Só que houve também uma reclamação diferenciada na luta contra o rebaixamento. O Nottingham Forest acusou Stuart Attwell, árbitro de vídeo que atuou na derrota do time por 2 a 0 para o Everton (o juiz de campo era o experiente Anthony Taylor), de ser torcedor do Luton Town, contra quem brigava nas últimas posições. Três supostos pênaltis a favor do Forest (um por toque de mão e dois por faltas em Reyna e Hudson-Odoi) não foram marcados nessa partida. “Três decisões extremamente erradas, três pênaltis não dados, que simplesmente não podemos aceitar. Nós alertamos a PGMOL (associação de árbitros profissionais da Inglaterra) antes do jogo que o VAR é torcedor do Luton, mas eles não mudaram. Nossa paciência foi testada diversas vezes. O Nottingham Forest agora vai avaliar suas opções”, afirmou o clube bicampeão europeu nos anos 70 em post. A badalada liga inglesa respondeu com o seguinte comunicado:
“A Premier League ficou extremamente decepcionada ao ler os comentários feitos pelo Nottingham Forest nas redes sociais ontem após a partida contra o Everton. Observamos que a FA (federação inglesa) confirmou que investigará a declaração do clube. Nunca é apropriado questionar indevidamente a integridade dos árbitros, e a natureza desses comentários significa que a Premier League também investigará o assunto de acordo com as regras da liga.”

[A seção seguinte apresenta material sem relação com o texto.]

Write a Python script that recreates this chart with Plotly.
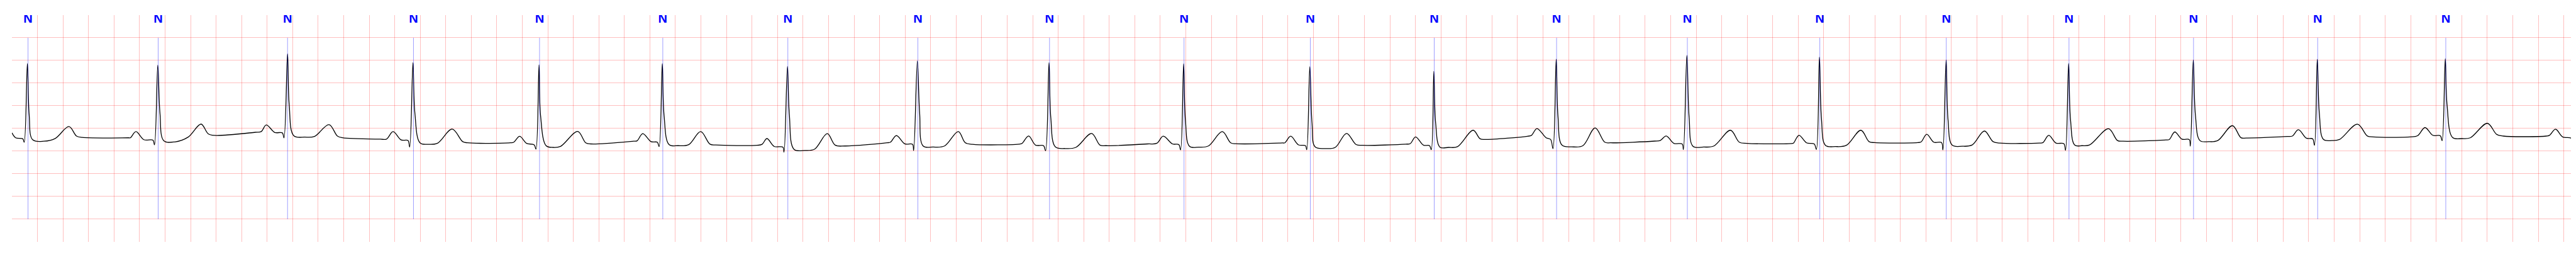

Eis que uma das novidades da Premier League para esta temporada é a exigência de os árbitros revelarem seu time do coração para a Associação de Árbitros da Premier League. “Vamos analisar e fazer ajustes se acreditarmos que pode haver conflito de interesses caso um juiz se declare torcedor de um time específico. Então é algo que temos que trabalhar. E, se o árbitro tiver conexões pessoais com pessoas que trabalham nos clubes, nós também avaliaremos tudo isso e levaremos em consideração na hora de nomear os juízes”, disse Howard Webb, o diretor da associação inglesa de árbitros.
A reclamação do Nottingham Forest, portanto, gerou uma investigação séria e resultou em uma mudança na forma como os árbitros são escalados para algumas partidas. Lembro que o Wolverhampton pediu o fim do VAR para esta temporada, mas foi voto único e acabou vencido nessa pedida que vai contra o futebol moderno. Os juízes são seres humanos, estão sujeitos a falhas e podem, em um julgamento, serem levados, sim, pelo seu coração. Eles precisam agora revelar seus times prediletos para seus superiores e isso não será tornado público, coisa com a qual eu também estou de acordo.

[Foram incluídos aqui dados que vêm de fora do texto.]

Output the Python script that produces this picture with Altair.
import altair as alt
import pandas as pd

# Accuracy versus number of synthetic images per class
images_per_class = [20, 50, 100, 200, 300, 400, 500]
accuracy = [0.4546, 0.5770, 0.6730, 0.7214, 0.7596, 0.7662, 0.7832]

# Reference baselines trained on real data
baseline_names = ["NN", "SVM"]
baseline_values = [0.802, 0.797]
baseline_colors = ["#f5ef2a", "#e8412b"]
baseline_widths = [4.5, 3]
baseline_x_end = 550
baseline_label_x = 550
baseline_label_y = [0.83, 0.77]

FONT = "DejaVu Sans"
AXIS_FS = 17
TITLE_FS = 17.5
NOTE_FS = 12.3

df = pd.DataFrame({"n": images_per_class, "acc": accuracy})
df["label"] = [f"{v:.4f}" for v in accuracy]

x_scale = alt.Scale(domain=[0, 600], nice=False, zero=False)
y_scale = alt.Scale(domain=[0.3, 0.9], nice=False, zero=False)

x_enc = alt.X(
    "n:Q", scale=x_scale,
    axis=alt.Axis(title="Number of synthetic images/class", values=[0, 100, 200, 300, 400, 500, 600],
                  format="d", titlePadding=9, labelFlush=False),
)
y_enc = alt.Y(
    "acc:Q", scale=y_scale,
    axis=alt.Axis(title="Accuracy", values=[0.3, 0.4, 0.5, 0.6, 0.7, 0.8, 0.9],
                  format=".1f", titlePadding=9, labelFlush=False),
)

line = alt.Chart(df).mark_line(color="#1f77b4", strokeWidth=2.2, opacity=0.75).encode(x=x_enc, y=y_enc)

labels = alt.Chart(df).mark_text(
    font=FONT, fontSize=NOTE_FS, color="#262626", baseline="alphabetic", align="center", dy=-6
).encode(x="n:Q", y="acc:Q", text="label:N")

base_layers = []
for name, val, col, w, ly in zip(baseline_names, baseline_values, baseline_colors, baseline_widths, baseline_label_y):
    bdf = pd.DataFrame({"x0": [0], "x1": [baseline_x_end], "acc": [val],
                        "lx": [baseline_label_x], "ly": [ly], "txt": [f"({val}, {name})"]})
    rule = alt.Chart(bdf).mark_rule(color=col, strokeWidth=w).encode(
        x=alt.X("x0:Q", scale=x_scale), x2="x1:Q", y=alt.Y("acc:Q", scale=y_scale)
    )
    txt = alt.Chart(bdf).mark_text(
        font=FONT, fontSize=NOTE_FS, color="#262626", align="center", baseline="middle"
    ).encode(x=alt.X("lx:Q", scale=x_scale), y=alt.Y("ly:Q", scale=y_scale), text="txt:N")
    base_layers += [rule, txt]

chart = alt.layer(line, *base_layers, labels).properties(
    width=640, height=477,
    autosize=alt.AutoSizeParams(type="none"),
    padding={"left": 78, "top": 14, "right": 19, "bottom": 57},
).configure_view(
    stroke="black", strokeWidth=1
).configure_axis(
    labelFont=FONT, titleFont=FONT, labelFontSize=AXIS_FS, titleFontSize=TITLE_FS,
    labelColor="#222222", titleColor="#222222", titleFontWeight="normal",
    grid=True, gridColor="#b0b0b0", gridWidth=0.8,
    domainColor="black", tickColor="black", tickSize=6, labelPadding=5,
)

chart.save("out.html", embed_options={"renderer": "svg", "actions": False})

Mas, se duvidarmos do julgamento de um juiz por clubismo, também devemos duvidar dos comentários e análises de jornalistas quando tratam do time do coração? Claro que sim! E nós que estamos na imprensa somos cobrados pelos nossos posicionamentos, especialmente quando envolvem nossos clubes favoritos. Alguns na imprensa revelam abertamente suas preferências e outros ainda preferem omiti-las, mas o fato é que jornalistas não decidem os jogos, não estão dentro do campo definindo campeonatos, títulos, vagas e descensos. Um árbitro pode sim tomar uma decisão errada com base no time que ele torce ou no amigo que ele tenha em algum clube. Todos nós gostamos mais de umas pessoas do que outras. Juízes por vezes podem pegar no pé de um profissional ou passar pano para outro por uma afinidade ou admiração ou por alguma rusga ou porque simplesmente não vai com a cara daquela pessoa. Todos nós que torcemos para um time temos uma relação especial com esse clube e com pessoas ligadas a ele, muitas vezes a própria família. Natural que em algum momento isso venha à cabeça de quem vai tomar uma decisão importante.

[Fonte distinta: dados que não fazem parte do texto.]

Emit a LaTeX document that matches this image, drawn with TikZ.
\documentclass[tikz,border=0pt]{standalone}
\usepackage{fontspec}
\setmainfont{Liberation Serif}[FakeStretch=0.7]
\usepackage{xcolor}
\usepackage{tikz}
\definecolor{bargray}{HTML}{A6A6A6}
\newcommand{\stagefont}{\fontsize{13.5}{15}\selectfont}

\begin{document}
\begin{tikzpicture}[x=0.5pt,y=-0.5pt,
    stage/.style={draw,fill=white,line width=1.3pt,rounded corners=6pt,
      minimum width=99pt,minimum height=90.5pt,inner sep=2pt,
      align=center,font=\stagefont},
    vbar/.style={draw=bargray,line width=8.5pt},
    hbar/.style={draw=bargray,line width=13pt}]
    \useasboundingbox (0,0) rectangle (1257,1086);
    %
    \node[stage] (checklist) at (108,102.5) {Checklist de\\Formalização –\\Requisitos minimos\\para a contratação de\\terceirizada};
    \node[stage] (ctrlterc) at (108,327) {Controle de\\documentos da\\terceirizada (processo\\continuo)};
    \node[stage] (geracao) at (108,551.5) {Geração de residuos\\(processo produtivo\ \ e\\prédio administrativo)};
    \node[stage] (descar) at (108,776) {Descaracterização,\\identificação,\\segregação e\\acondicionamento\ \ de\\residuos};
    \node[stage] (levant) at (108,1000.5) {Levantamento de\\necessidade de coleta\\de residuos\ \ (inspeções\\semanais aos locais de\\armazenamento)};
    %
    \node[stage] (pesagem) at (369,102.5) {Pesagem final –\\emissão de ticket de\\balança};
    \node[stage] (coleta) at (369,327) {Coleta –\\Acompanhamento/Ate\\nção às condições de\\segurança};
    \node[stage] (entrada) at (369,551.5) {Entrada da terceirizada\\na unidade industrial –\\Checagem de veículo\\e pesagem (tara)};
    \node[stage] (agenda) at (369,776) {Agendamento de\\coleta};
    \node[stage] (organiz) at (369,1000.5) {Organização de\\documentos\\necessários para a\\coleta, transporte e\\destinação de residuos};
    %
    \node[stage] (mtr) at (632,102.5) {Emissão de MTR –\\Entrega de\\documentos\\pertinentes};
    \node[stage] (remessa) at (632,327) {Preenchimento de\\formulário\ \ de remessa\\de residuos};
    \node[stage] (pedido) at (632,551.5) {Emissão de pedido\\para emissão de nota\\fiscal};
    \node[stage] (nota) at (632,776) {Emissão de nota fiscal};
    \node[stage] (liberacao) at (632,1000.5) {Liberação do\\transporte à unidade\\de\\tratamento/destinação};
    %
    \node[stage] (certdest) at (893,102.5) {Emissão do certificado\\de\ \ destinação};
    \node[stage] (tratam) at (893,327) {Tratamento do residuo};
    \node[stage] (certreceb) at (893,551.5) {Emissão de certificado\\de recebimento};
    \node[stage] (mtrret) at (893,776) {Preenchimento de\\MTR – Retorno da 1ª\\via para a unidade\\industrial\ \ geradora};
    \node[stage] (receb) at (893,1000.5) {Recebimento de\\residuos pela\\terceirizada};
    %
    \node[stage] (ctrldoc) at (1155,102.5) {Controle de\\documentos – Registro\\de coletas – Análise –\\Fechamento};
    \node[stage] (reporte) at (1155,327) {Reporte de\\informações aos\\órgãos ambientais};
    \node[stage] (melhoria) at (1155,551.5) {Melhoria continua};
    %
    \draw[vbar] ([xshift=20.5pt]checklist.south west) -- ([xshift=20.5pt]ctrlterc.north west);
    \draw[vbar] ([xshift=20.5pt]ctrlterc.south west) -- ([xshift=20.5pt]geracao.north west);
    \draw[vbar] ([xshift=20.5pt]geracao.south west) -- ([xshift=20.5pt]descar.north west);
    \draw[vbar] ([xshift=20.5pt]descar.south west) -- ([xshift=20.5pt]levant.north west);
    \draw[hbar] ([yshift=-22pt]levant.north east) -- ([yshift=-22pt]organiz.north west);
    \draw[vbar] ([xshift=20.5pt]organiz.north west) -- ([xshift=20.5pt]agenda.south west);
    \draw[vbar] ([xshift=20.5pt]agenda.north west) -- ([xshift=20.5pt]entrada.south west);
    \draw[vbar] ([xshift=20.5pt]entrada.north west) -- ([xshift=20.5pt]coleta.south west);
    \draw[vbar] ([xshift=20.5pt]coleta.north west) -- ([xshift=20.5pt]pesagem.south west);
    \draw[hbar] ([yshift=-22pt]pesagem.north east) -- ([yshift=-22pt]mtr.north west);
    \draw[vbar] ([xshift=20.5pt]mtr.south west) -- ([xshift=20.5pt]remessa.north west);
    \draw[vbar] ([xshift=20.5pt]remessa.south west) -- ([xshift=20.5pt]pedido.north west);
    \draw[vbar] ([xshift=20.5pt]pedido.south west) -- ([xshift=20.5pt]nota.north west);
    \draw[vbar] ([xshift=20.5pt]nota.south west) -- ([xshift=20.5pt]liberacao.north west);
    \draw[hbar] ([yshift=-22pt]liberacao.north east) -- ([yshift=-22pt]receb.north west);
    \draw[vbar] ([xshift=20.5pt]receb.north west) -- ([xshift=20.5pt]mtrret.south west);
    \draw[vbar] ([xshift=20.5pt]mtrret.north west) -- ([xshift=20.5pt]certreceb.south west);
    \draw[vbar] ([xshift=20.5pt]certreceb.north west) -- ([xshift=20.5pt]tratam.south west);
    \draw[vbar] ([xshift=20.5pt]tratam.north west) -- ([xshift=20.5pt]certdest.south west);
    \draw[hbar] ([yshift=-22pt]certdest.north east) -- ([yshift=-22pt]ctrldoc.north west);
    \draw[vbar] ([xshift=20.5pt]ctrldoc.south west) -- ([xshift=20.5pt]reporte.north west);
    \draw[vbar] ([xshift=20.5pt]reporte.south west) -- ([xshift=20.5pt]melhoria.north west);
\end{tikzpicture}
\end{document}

Quer dizer que todos os árbitros são tendenciosos e parciais? Claro que não. Mas nas disputas internacionais se evita colocar árbitros de um país para apitar jogos de sua pátria, assim como não se coloca para trabalhar no Brasil um juiz de um Estado se um time de sua federação enfrenta um clube de outro Estado. Isso é falta de confiança nesse profissional? Não, apenas uma precaução, uma forma de tentar mostrar ainda mais isenção, mais imparcialidade na competição.
Sendo assim, eu aprovo essa novidade na Inglaterra e creio que isso deveria ser copiado em outros lugares. Vimos neste último domingo um Choque-Rei em que os são-paulinos (mais os torcedores em redes sociais) reclamaram da escalação de Raphael Claus antes da partida porque ele supostamente é palmeirense e já prejudicou o clube em clássico anterior. Depois do jogo, vimos o Palmeiras oficialmente protestar contra Claus por ter feito uma arbitragem “desastrosa”. Eu achei boa a atuação daquele que é tido como o melhor árbitro brasileiro na atualidade. Nos lances capitais, acabou acertando, e olha que houve no duelo no Allianz Parque vários lances polêmicos e interpretativos. Rafinha, capitão são-paulino, saiu revoltado de um Choque-Rei alertando que Claus é palmeirense. Há quem veja a presença dele nas finais do Campeonato Paulista nos últimos três anos (tricampeonato do Palmeiras) como um prêmio pela sua competência, mas alguém pode ver nisso também algo benéfico para o time alviverde, se é que ele torce mesmo pelo Verdão. Eu entendo as duas formas de pensamento.